Isso mexeu comigo, de verdade. Eu pensei: Cara, se o Modric acredita que sou digno de usar a número 9, então devo ser pra valer mesmo! Ainda não cheguei a Madri, por isso não sei, mas espero um dia usar a 9 do Real Madrid. E quanto ao objetivo número 7? Quero minha própria casa em Madri com um escritório, pra poder colocar minha lousa bem grande com meus objetivos! Hahaha. A Mãe ainda não me deixa colocar uma lousa na casa dela!
“Não tem espaço pra isso, Endrick! Simples assim!” Você sabe como ela é. Temos que ouvir e respeitar. Na verdade, eu tinha outro objetivo, mas não vou numerar aqui, porque já foi alcançado. Esse objetivo é que você viva a vida que desejar, seja ela qual for.
Durante três gerações, ou talvez mais, a nossa família teve que perseguir o sonho do futebol, tentado mudar nossas condições.

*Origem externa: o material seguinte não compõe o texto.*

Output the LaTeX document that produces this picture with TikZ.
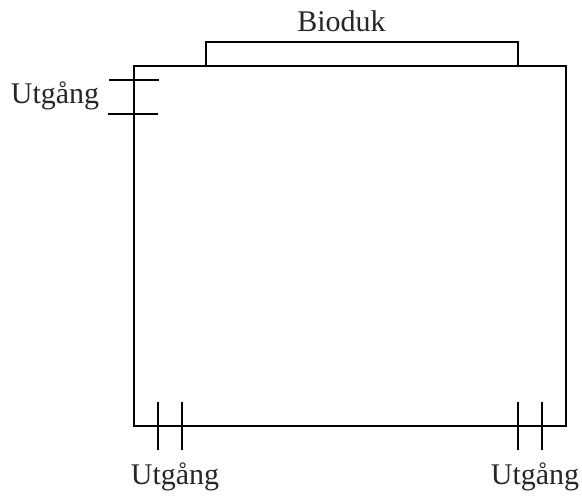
\documentclass[tikz,border=0pt]{standalone}
\usepackage{fontspec}
\setmainfont{Liberation Serif}
\usetikzlibrary{positioning}
\begin{document}
\begin{tikzpicture}[x=1pt, y=-1pt,
  wall/.style={draw, line width=2pt, inner sep=0pt, anchor=north west},
  doormark/.style={draw, line width=1.7pt},
  doorlabel/.style={font=\fontsize{30}{33}\selectfont, inner sep=0pt, anchor=base, text=black!85}
]
  \useasboundingbox (0, 0) rectangle (582, 497);
  \node[wall, minimum width=432pt, minimum height=360pt] (room) at (132.8, 65.5) {};
  \node[wall, minimum width=312pt, minimum height=24pt] (screen) at (204.8, 41.5) {};
  \node[doorlabel] (screenlabel) at (341.5, 32) {Bioduk};
  \node[doorlabel] (leftlabel) at (55, 103.5) {Utgång};
  \node[doorlabel] (bottomleftlabel) at (175, 485) {Utgång};
  \node[doorlabel] (bottomrightlabel) at (535, 485) {Utgång};

  % door marks, left wall
  \coordinate (la) at (109, 80);
  \coordinate (lb) at (159, 80);
  \coordinate (lc) at (108, 114);
  \coordinate (ld) at (158, 114);
  \draw[doormark] (la) -- (lb);
  \draw[doormark] (lc) -- (ld);

  % door marks, bottom wall
  \foreach \xpos/\tag in {158/a, 182/b, 518/c, 542/d} {
    \coordinate (t\tag) at (\xpos, 402);
    \coordinate (u\tag) at (\xpos, 450);
    \draw[doormark] (t\tag) -- (u\tag);
  }
\end{tikzpicture}
\end{document}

Mas agora você pode fazer o que você quiser. Você pode ser médico ou advogado, ou talvez, já que vamos para a Espanha, no país de Nadal e Alcaraz, você pode se tornar um tenista profissional. Você já está correndo atrás da bola, como eu. Então você pode ser jogador de futebol, se quiser. Mas você não tem que ser. Não há mais estresse, graças a Deus, graças à Mãe e ao Pai, e graças ao futebol.
Quero que você aproveite sua vida como quiser, irmão. É o meu presente pra você. E agora é aqui que esta carta termina e o futuro começa. Veja bem, as pessoas me perguntam o tempo todo sobre o Real Madrid e a Seleção Brasileira e como acho que será minha carreira. Mas você sabe qual é a real? Eu simplesmente não sei.
Na vida, não sabemos como será o dia de amanhã. Não sabemos se teremos um amanhã. Tudo o que podemos fazer é agradecer a Deus por tudo que Ele nos deu. Espero que você entenda, irmão. A vida que estamos vivendo agora não surgiu do nada. Foi conquistada, com muito trabalho e muitas lágrimas. Mamãe sempre diz que um único erro pode fazer com que tudo desmorone, e ela está certa.
No momento em que esquecemos de onde viemos, corremos o risco de nos perdermos. É por isso que estou te dando como presente a história da nossa família. A Mãe comendo a broinha de milho velha. O Pai dormindo embaixo da bilheteria. A Mãe chorando no banheiro. O Pai chorando no sofá. Que você sempre guarde isso em seu coração. Te amo, Mano. Do fundo do meu coração, Endrick Felipe Moreira de Sousa, ATACANTE.